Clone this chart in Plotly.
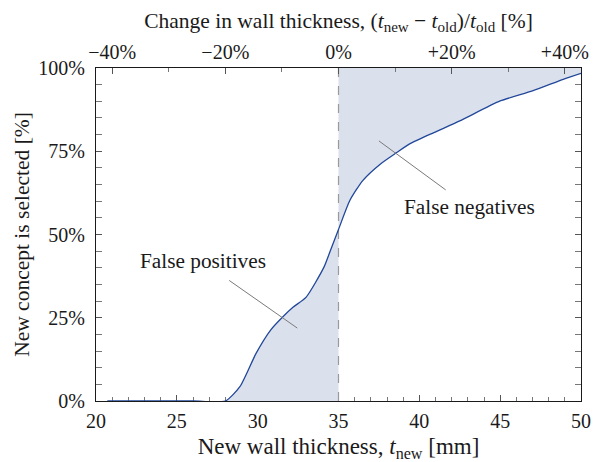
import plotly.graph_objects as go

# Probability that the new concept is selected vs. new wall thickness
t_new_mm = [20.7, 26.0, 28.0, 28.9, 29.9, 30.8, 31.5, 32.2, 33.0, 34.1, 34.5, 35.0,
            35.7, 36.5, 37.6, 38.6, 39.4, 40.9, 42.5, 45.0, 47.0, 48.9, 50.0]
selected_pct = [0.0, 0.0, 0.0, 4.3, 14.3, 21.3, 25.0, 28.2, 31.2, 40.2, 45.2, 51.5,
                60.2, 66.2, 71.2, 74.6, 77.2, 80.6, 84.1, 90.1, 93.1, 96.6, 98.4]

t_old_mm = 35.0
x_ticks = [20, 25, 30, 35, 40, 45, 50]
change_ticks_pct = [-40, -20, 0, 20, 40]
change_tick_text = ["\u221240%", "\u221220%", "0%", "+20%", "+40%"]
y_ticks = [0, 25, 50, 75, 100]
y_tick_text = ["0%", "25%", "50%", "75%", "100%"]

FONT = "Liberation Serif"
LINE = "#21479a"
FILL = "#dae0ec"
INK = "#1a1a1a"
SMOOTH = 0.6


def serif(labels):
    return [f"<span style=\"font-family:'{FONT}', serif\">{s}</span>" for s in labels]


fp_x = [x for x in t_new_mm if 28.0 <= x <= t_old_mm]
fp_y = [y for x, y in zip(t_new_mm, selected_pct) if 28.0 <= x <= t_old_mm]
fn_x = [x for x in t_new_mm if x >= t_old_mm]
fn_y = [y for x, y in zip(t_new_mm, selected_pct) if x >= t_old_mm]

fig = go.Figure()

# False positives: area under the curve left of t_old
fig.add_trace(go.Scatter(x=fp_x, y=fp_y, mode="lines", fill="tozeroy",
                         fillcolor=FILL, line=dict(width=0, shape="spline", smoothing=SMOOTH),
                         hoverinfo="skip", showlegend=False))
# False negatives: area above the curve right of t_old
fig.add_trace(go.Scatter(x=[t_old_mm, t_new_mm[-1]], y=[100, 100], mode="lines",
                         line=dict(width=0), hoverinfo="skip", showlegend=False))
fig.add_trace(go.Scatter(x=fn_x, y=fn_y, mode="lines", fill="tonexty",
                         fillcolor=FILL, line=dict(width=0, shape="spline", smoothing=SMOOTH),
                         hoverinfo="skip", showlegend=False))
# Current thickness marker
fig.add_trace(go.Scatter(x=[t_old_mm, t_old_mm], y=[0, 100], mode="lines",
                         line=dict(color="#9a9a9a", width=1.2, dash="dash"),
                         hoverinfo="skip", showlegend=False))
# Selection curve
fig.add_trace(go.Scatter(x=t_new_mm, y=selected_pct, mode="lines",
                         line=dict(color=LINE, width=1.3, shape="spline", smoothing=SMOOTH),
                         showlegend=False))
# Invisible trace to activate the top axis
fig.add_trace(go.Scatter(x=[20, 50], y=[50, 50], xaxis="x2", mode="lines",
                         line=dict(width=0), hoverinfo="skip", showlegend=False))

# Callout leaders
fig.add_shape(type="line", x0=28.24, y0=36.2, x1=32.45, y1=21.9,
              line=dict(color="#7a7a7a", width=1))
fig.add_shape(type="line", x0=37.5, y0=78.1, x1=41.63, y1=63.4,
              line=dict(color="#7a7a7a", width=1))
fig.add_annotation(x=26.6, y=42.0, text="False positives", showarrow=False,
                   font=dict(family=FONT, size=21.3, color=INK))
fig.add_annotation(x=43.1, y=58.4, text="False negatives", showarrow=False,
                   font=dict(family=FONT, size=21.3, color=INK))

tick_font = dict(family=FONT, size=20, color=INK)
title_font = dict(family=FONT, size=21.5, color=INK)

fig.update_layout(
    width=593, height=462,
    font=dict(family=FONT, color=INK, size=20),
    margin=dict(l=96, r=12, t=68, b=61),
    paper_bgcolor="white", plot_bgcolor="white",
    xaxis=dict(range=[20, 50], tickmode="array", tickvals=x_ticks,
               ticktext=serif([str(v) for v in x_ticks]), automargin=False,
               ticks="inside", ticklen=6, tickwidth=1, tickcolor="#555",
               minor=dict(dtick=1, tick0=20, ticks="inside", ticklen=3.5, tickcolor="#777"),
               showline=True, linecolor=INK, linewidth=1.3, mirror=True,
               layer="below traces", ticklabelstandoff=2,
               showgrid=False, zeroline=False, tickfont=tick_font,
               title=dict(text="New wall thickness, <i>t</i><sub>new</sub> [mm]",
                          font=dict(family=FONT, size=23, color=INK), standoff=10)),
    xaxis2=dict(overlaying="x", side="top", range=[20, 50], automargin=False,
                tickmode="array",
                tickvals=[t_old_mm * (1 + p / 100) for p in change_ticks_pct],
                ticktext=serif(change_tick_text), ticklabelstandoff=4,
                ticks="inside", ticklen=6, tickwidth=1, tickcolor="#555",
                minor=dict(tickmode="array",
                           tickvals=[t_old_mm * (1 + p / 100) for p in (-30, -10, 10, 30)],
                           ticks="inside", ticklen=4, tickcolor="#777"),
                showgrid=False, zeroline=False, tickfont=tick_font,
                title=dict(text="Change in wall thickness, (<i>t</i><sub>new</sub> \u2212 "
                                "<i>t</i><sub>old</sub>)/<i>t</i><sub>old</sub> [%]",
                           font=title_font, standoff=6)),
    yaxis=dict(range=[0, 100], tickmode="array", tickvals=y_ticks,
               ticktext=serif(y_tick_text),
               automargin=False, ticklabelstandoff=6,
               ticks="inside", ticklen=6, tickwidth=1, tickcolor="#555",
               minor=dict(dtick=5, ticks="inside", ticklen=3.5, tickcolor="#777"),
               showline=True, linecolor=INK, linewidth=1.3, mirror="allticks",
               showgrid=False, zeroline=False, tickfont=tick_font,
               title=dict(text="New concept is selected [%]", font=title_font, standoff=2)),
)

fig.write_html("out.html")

==

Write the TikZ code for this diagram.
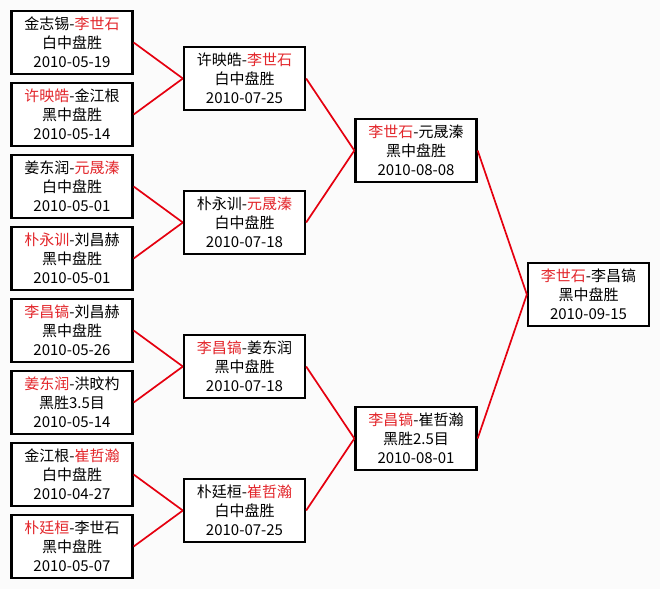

* * *

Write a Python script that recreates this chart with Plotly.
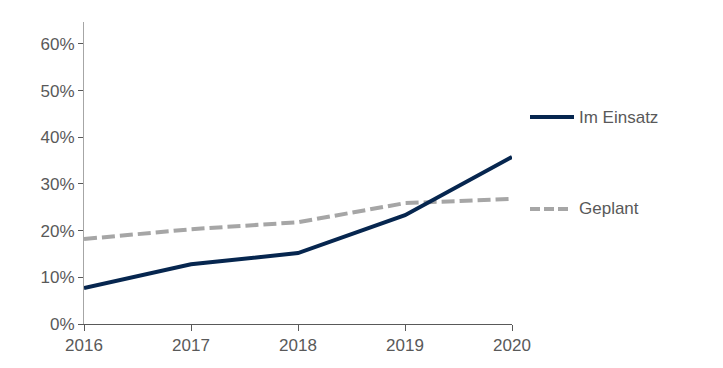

**EXERCISE OBJECTIVE**
What lines above run from the one with "Clone this chart in Plotly." to the one with "SMOOTH = 0.6"? Give them again exactly, ends included, and leave the pictures out.

**FINAL ANSWER**
Clone this chart in Plotly.
import plotly.graph_objects as go

# Probability that the new concept is selected vs. new wall thickness
t_new_mm = [20.7, 26.0, 28.0, 28.9, 29.9, 30.8, 31.5, 32.2, 33.0, 34.1, 34.5, 35.0,
            35.7, 36.5, 37.6, 38.6, 39.4, 40.9, 42.5, 45.0, 47.0, 48.9, 50.0]
selected_pct = [0.0, 0.0, 0.0, 4.3, 14.3, 21.3, 25.0, 28.2, 31.2, 40.2, 45.2, 51.5,
                60.2, 66.2, 71.2, 74.6, 77.2, 80.6, 84.1, 90.1, 93.1, 96.6, 98.4]

t_old_mm = 35.0
x_ticks = [20, 25, 30, 35, 40, 45, 50]
change_ticks_pct = [-40, -20, 0, 20, 40]
change_tick_text = ["\u221240%", "\u221220%", "0%", "+20%", "+40%"]
y_ticks = [0, 25, 50, 75, 100]
y_tick_text = ["0%", "25%", "50%", "75%", "100%"]

FONT = "Liberation Serif"
LINE = "#21479a"
FILL = "#dae0ec"
INK = "#1a1a1a"
SMOOTH = 0.6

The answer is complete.